§ **DIRECTION**: Only the lines from the one with "Clone this diagram in TikZ." to the end of the data below should be given again, exactly, with both ends included and pictures omitted.

§ **Records with drawing code**:
--------------------
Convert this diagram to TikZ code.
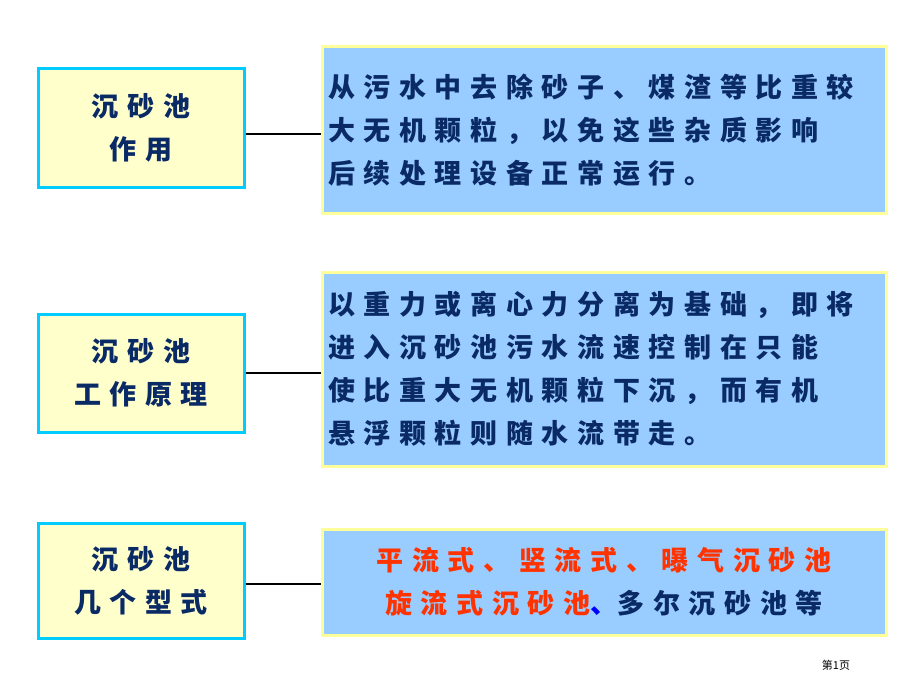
\documentclass[tikz,border=0pt]{standalone}
\usepackage{fontspec}
\newfontfamily\cjk[LetterSpace=32]{Noto Sans CJK SC}
\newfontfamily\cjkp{Noto Sans CJK SC}
\definecolor{navy}{HTML}{0A2A66}
\definecolor{lyel}{HTML}{FFFFCC}
\definecolor{cyanb}{HTML}{00CCFF}
\definecolor{lblue}{HTML}{99CCFF}
\definecolor{yelb}{HTML}{FFFF99}
\definecolor{redt}{HTML}{FF3300}
\begin{document}
\begin{tikzpicture}[x=1pt,y=-1pt,
 lbox/.style={draw=cyanb,line width=3pt,fill=lyel,minimum width=206pt,align=center,font=\cjk\bfseries\fontsize{27}{43}\selectfont,text=navy},
 rbox/.style={draw=yelb,line width=3pt,fill=lblue,minimum width=564pt,align=left,font=\cjk\bfseries\fontsize{27}{43}\selectfont,text=navy},
 conn/.style={line width=2pt,black}]
\useasboundingbox (0,0) rectangle (920,690);
\fill[white] (0,0) rectangle (920,690);
\node[lbox,minimum height=118pt] (l1) at (141,128) {沉砂池\\作用};
\node[lbox,minimum height=118pt] (l2) at (141,373) {沉砂池\\工作原理};
\node[lbox,minimum height=115pt] (l3) at (141,581) {沉砂池\\几个型式};
\node[rbox,minimum height=166pt,text width=552pt] (r1) at (604,130) {从污水中去除砂子、煤渣等比重较\\大无机颗粒，以免这些杂质影响\\后续处理设备正常运行。};
\node[rbox,minimum height=194pt,text width=552pt] (r2) at (604,369) {以重力或离心力分离为基础，即将\\进入沉砂池污水流速控制在只能\\使比重大无机颗粒下沉，而有机\\悬浮颗粒则随水流带走。};
\node[rbox,minimum height=106pt,align=center] (r3) at (604,582) {\textcolor{redt}{平流式、竖流式、曝气沉砂池}\\\textcolor{redt}{旋流式沉砂池}\textcolor{blue}{、}多尔沉砂池等};
\draw[conn] (l1.east|-0,134) -- (r1.west|-0,134);
\draw[conn] (l2.east|-0,373) -- (r2.west|-0,373);
\draw[conn] (l3.east|-0,584) -- (r3.west|-0,584);
\node[font=\cjkp\fontsize{11}{13}\selectfont,text=black] (pg) at (836,665) {第1页};
\end{tikzpicture}
\end{document}
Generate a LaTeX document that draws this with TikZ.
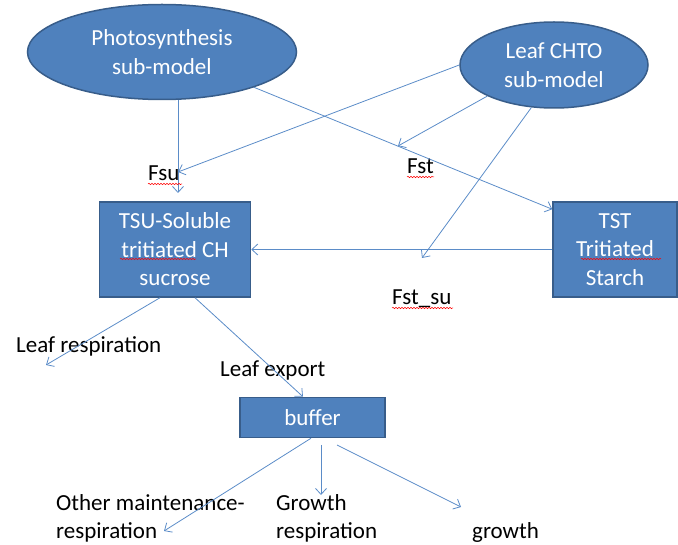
\documentclass[tikz,border=0pt]{standalone}
\usepackage{fontspec}
\setmainfont{Carlito}
\usetikzlibrary{arrows.meta,shapes.geometric,decorations.pathmorphing}
\definecolor{fillblue}{RGB}{79,129,189}
\definecolor{edgeblue}{RGB}{56,93,138}
\definecolor{arrowblue}{RGB}{91,140,200}
\begin{document}
\begin{tikzpicture}[x=1pt,y=-1pt,
  every node/.style={font=\fontsize{23}{28.5}\selectfont},
  blob/.style={ellipse, fill=fillblue, draw=edgeblue, line width=1.5pt, text=white, align=center, inner sep=0pt},
  tank/.style={rectangle, fill=fillblue, draw=edgeblue, line width=1.5pt, text=white, align=center, inner sep=0pt},
  lbl/.style={anchor=base west, inner sep=0pt, text=black},
  flow/.style={draw=arrowblue, line width=0.8pt, -{Straight Barb[length=6pt,width=11pt]}},
  spell/.style={draw=red, line width=0.5pt, decorate, decoration={snake, segment length=3pt, amplitude=0.7pt}}
]
\useasboundingbox (0,0) rectangle (678,545);

% main shapes
\node[blob, minimum width=269pt, minimum height=95pt] (ph) at (162,52) {Photosynthesis\\sub-model};
\node[blob, minimum width=188pt, minimum height=86pt] (ch) at (554,65) {Leaf CHTO\\sub-model};
\node[tank, minimum width=151pt, minimum height=95pt] (tsu) at (175,249.5) {TSU-Soluble\\tritiated CH\\sucrose};
\node[tank, minimum width=124pt, minimum height=95pt] (tst) at (615,249.5) {TST\\Tritiated\\Starch};
\node[tank, minimum width=145pt, minimum height=40pt] (buf) at (312.5,417.5) {buffer};

% labels
\node[lbl] (fsu) at (148,181) {Fsu};
\node[lbl] (fst) at (407,174) {Fst};
\node[lbl] (fstsu) at (392,305) {Fst\_su};
\node[lbl] (lresp) at (16,353) {Leaf respiration};
\node[lbl] (lexp) at (220,377) {Leaf export};
\node[lbl] (omr1) at (56,511) {Other maintenance-};
\node[lbl] (omr2) at (56,538) {respiration};
\node[lbl] (gr1) at (276,511) {Growth};
\node[lbl] (gr2) at (276,538) {respiration};
\node[lbl] (grw) at (472,538.5) {growth};

% free ends
\coordinate (p1) at (178,193);
\coordinate (p2) at (178,172);
\coordinate (p4) at (398,146);
\coordinate (p5) at (422,258);
\coordinate (p7) at (46,365);
\coordinate (p9) at (164,531);
\coordinate (p10s) at (321,445);
\coordinate (p10) at (321,495);
\coordinate (p11s) at (337,445);
\coordinate (p11) at (461,507);

% connectors
\draw[flow] (ph.south -| p1) -- (p1);
\draw[flow] (ch.west) -- (p2);
\draw[flow] (ph.-21) -- ([yshift=-8pt]tst.north west);
\draw[flow] (ch.205) -- (p4);
\draw[flow] (ch.242) -- (p5);
\draw[flow] (tst.west) -- (tsu.east);
\draw[flow] ([xshift=-15pt]tsu.south) -- (p7);
\draw[flow] ([xshift=20pt]tsu.south) -- ([xshift=-9.5pt]buf.north);
\draw[flow] ([xshift=-1.5pt]buf.south) -- (p9);
\draw[flow] (p10s) -- (p10);
\draw[flow] (p11s) -- (p11);

% spell-check marks
\draw[spell] (148,184) -- (182,184);
\draw[spell] (407,177) -- (434,177);
\draw[spell] (392,308) -- (453,308);
\draw[spell] (120,259) -- (196,259);
\draw[spell] (581,259) -- (661,259);
\end{tikzpicture}
\end{document}
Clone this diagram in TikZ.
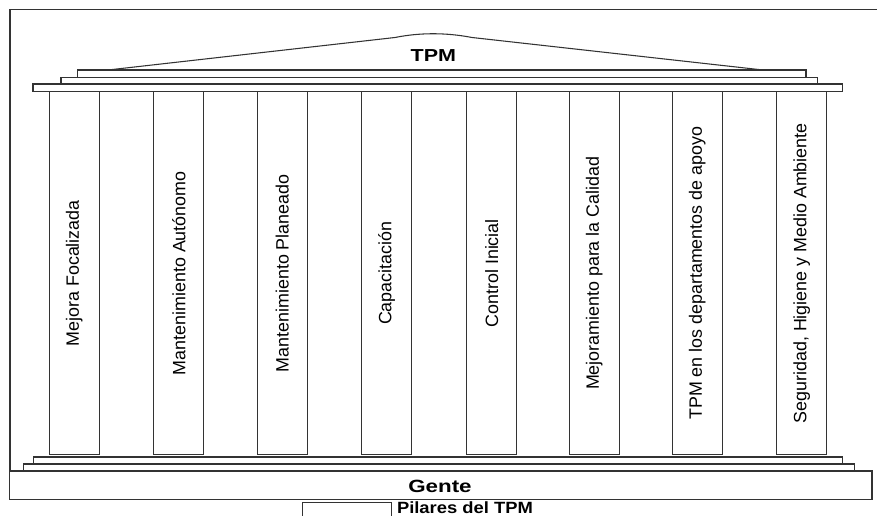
\documentclass[tikz,border=0pt]{standalone}
\usepackage{fontspec}
\setmainfont{Liberation Sans}
\begin{document}
\begin{tikzpicture}[x=0.75pt,y=-0.75pt,
  ln/.style={draw=black!80,line width=0.8pt},
  pillar/.style={ln,rotate=90,minimum width=272pt,minimum height=37.5pt,inner sep=0pt,
    font=\fontsize{13.4}{16}\selectfont},
  boldlabel/.style={inner sep=0pt,font=\bfseries}
]
\useasboundingbox (0,0) rectangle (877,516);
\clip (0,0) rectangle (877,516);
% outer frame (top and left)
\draw[ln] (877,9.3) -- (10,9.3) -- (10,471);
% roof
\draw[ln] (108,70) -- (395,37.5) .. controls (420,32.5) and (446,32.5) .. (472,37.5) -- (763,70);
\node[boldlabel,font=\fontsize{13}{15}\bfseries\selectfont,xscale=1.24] (tpm) at (433.4,55.5) {TPM};
% architrave steps
\draw[ln] (77.7,70) rectangle (806,77.3);
\draw[ln] (61,77.3) rectangle (817.7,84);
\draw[ln] (33,84) rectangle (842.7,91.7);
% pillars
\node[pillar] (p1) at (74.3,273.3) {Mejora Focalizada};
\node[pillar] (p2) at (178.8,273.3) {Mantenimiento Autónomo};
\node[pillar] (p3) at (282.2,273.3) {Mantenimiento Planeado};
\node[pillar] (p4) at (386.7,273.3) {Capacitación};
\node[pillar] (p5) at (491.7,273.3) {Control Inicial};
\node[pillar] (p6) at (594.3,273.3) {Mejoramiento para la Calidad};
\node[pillar] (p7) at (697.3,273.3) {TPM en los departamentos de apoyo};
\node[pillar] (p8) at (801.7,273.3) {Seguridad, Higiene y Medio Ambiente};
% base steps
\draw[ln] (33.3,457) rectangle (842.7,464);
\draw[ln] (23.3,464) rectangle (854.3,471);
\draw[ln] (9.5,471) rectangle (872,499.5);
\node[boldlabel,font=\fontsize{13.3}{15}\bfseries\selectfont,xscale=1.26] (gente) at (440,486) {Gente};
% legend
\draw[ln] (302.7,525) -- (302.7,502.7) -- (391.7,502.7) -- (391.7,525);
\node[boldlabel,font=\fontsize{12.2}{15}\bfseries\selectfont,xscale=1.13,anchor=west] (leg) at (396.7,507.6) {Pilares del TPM};
\end{tikzpicture}
\end{document}
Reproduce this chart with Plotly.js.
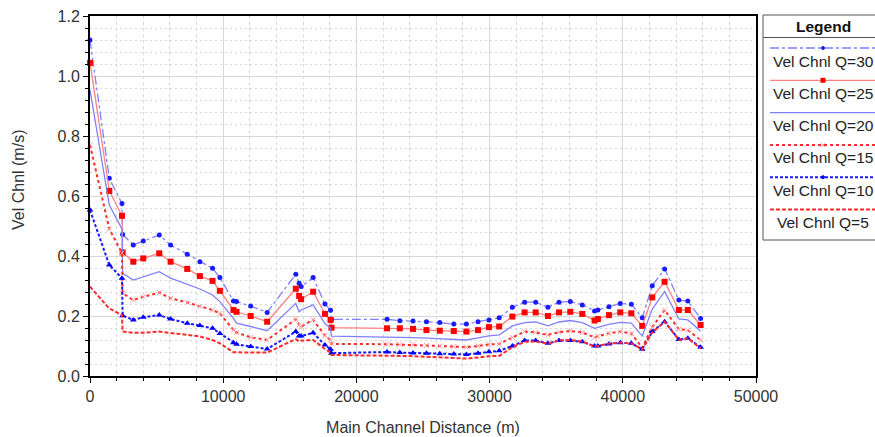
--------------------
§ **TASK ANSWER**:
Clone this diagram in TikZ.
\documentclass[tikz,border=0pt]{standalone}
\usepackage{fontspec}
\setmainfont{Liberation Sans}
\begin{document}
\begin{tikzpicture}[x=0.75pt,y=-0.75pt,
  ln/.style={draw=black!80,line width=0.8pt},
  pillar/.style={ln,rotate=90,minimum width=272pt,minimum height=37.5pt,inner sep=0pt,
    font=\fontsize{13.4}{16}\selectfont},
  boldlabel/.style={inner sep=0pt,font=\bfseries}
]
\useasboundingbox (0,0) rectangle (877,516);
\clip (0,0) rectangle (877,516);
% outer frame (top and left)
\draw[ln] (877,9.3) -- (10,9.3) -- (10,471);
% roof
\draw[ln] (108,70) -- (395,37.5) .. controls (420,32.5) and (446,32.5) .. (472,37.5) -- (763,70);
\node[boldlabel,font=\fontsize{13}{15}\bfseries\selectfont,xscale=1.24] (tpm) at (433.4,55.5) {TPM};
% architrave steps
\draw[ln] (77.7,70) rectangle (806,77.3);
\draw[ln] (61,77.3) rectangle (817.7,84);
\draw[ln] (33,84) rectangle (842.7,91.7);
% pillars
\node[pillar] (p1) at (74.3,273.3) {Mejora Focalizada};
\node[pillar] (p2) at (178.8,273.3) {Mantenimiento Autónomo};
\node[pillar] (p3) at (282.2,273.3) {Mantenimiento Planeado};
\node[pillar] (p4) at (386.7,273.3) {Capacitación};
\node[pillar] (p5) at (491.7,273.3) {Control Inicial};
\node[pillar] (p6) at (594.3,273.3) {Mejoramiento para la Calidad};
\node[pillar] (p7) at (697.3,273.3) {TPM en los departamentos de apoyo};
\node[pillar] (p8) at (801.7,273.3) {Seguridad, Higiene y Medio Ambiente};
% base steps
\draw[ln] (33.3,457) rectangle (842.7,464);
\draw[ln] (23.3,464) rectangle (854.3,471);
\draw[ln] (9.5,471) rectangle (872,499.5);
\node[boldlabel,font=\fontsize{13.3}{15}\bfseries\selectfont,xscale=1.26] (gente) at (440,486) {Gente};
% legend
\draw[ln] (302.7,525) -- (302.7,502.7) -- (391.7,502.7) -- (391.7,525);
\node[boldlabel,font=\fontsize{12.2}{15}\bfseries\selectfont,xscale=1.13,anchor=west] (leg) at (396.7,507.6) {Pilares del TPM};
\end{tikzpicture}
\end{document}
Reproduce this chart with Plotly.js.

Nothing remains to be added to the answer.